Abraham Lincoln was an unlikely leader who forced the vision he believed in - to remove slavery from American society.  Although Lincoln accomplished his goal with the difficult passage of the Thirteenth Amendment, his accomplishment came with tremendous strife, political turmoil and, eventually, mortal sacrifice.  Untold in the story of Lincoln is a motivational historic character named Thaddeus Stevens, (played by Tommy Lee Jones in the movie "Lincoln") a Congressman from Pennsylvania's 9th District, who likely had an intimate common law relationship with a bi-racial woman named Lydia Hamilton Smith.

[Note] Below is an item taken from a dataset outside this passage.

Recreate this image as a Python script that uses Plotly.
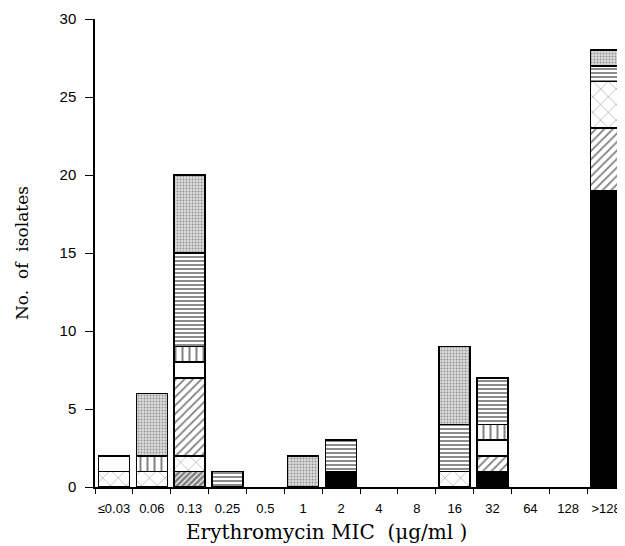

Americans were struggling with a political war within the Civil War during the years 1860-65, when the Union Army fought to preserve the nation against the secessionist Confederate States. This was a painfully divisive time in our country's history, when tens of thousands of people died to defend two polarizing points of view about our nation's future. Were we to be a divided nation or a United States?

In the movie Lincoln, this parallel political strife was realistically described, portraying the divisive time when the US Congress was gridlocked about passing of the nation's  Thirteenth Amendment, against the backdrop of the brutal bloodshed  of the American Civil War.  Daniel Day Lewis brilliantly played the character of President Abraham Lincoln.  Sally Field played the President's emotionally labile wife Mary Todd Lincoln

Day-Lewis portrayed the political and vision driven Lincoln, a president determined to remove slavery from American society, regardless of the lethal consequences he witnessed among Union and Confederate armies and, eventually, leading to his murder.

It was a stunning portrayal of Lincoln's political war within a Civil War. Nevertheless, during Lincoln's second inauguration address, he reached out to heal the nation, in spite of the sacrifices shared by both sides during the war. This is what he said:

Fellow Countrymen: (March 4, 1865)

"With malice toward none, with charity for all, with firmness in the right as God gives us to see the right, let us strive on to finish the work we are in, to bin, up the nation's wounds, to care for him who shall have borne the battle and for his widow and his orphan, to do all which may achieve and cherish a just and lasting peace among ourselves and with all nations."

It's possible that nothing would have saved Lincoln from his destiny.  He was a victim of his times while framed by the historical events he faced. Yet, his vision and leadership never faltered because he passionately believed slavery to be morally wrong, regardless of the consequences that abolishing it caused.

Nevertheless, as movie viewers re-live the difficult political decisions debated during the Civil War, we're both embarrassed by Congressional inability to embrace a pro-equality amendment in 1865, while, at the same time, reminded how our political processes haven't progressed beyond gridlock, in spite of the issues.  A French cliche to describes this dilemma as "Plus ça change, plus c'est la même chose" (the more things change, the more they stay the same).

Teaching American history with the movie "Lincoln" will likely become standard curricula. Yet, the real test will be evident if our nation learns something from watching Daniel Day Lewis's and Spielberg's realistic portrayal of our nation's tainted past.